We all know that one of the four Cs of diamonds is cut, but when it comes to diamonds, you’re not going to see another C-cabochon. We thought, then, it might help to know about this cut when you go shopping for jewelry in the DC area.
A cabochon—or cab as is often heard—cut means that the stone is polished and rounded, as opposed to faceted; think of it as looking like a little dome with a flat base that is mounted. Though cabochons can be any shape (as these triangular turquoise earrings that we have at Loudoun Jewelry on Maple Avenue), oval is the most popular.
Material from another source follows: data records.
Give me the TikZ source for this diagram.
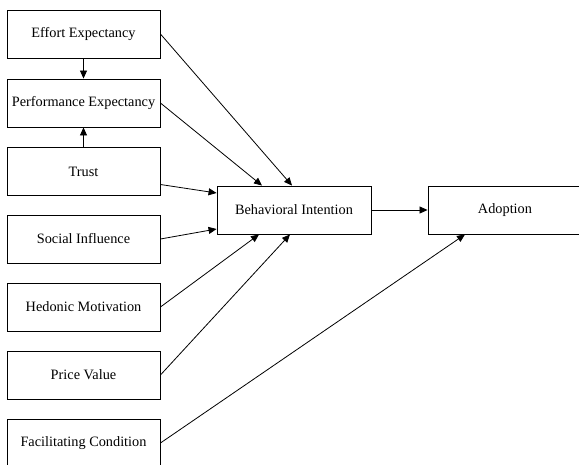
\documentclass[tikz,border=0pt]{standalone}
\usepackage{fontspec}
\setmainfont{Liberation Serif}
\usetikzlibrary{arrows.meta}
\begin{document}
\begin{tikzpicture}[x=1pt,y=-1pt,
  box/.style={draw,line width=0.9pt,minimum width=153pt,minimum height=48pt,inner sep=0pt,font=\fontsize{14.3}{17}\selectfont},
  conn/.style={line width=0.8pt,-{Triangle[length=8pt,width=7pt]}}]
\useasboundingbox (0,0) rectangle (579,464);
\clip (0,0) rectangle (579,464);
\node[box] (EE) at (83.5,34) {Effort Expectancy};
\node[box] (PE) at (83.5,103) {Performance Expectancy};
\node[box] (TR) at (83.5,171.5) {Trust};
\node[box] (SI) at (83.5,239) {Social Influence};
\node[box] (HM) at (83.5,307) {Hedonic Motivation};
\node[box] (PV) at (83.5,375) {Price Value};
\node[box] (FC) at (83.5,443) {Facilitating Condition};
\node[box,minimum width=154pt] (BI) at (294,210) {Behavioral Intention};
\node[box,minimum width=154pt] (AD) at (505,210) {Adoption};
\draw[conn] (EE.south) -- (PE.north);
\draw[conn] (TR.north) -- (PE.south);
\draw[conn] (EE.east) -- ([xshift=-2pt]BI.north);
\draw[conn] (PE.east) -- ([xshift=-32pt]BI.north);
\draw[conn] ([yshift=-13pt]TR.east) -- ([yshift=17pt]BI.west);
\draw[conn] (SI.east) -- ([yshift=-19pt]BI.west);
\draw[conn] (HM.east) -- ([xshift=-35pt]BI.south);
\draw[conn] (PV.east) -- ([xshift=-4pt]BI.south);
\draw[conn] (FC.east) -- ([xshift=-40pt]AD.south);
\draw[conn] (BI.east) -- (AD.west);
\end{tikzpicture}
\end{document}
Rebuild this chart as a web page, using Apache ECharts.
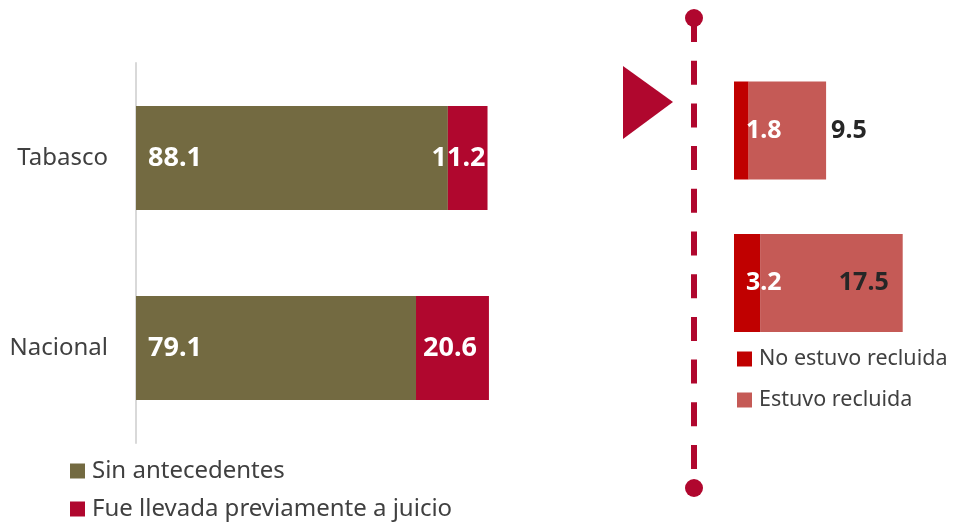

To be fair, cabochons are not cut so much as they are shaped and polished, a procedure that is simpler than cutting a faceted gemstone. Cabochons were much more popular before technology allowed for more facile faceted cutting during the late 13th and early 14th centuries; once faceted cutting was introduced, maximizing the light in precious gemstones became a priority and cabochon styles remained primarily the domain of opaque stones, which were shown to their best advantage with this technique. These include opals, moonstones, onyx, and turquoise; as these stones are softer, they benefit from the cabochon style which makes scratches harder to see. You may also see low quality stones in cabochons in order to hide their flaws.
Now that you know a cab is a jewelry style (and not just a wine), you can show off your knowledge when you visit pawn shops in Northern Virginia.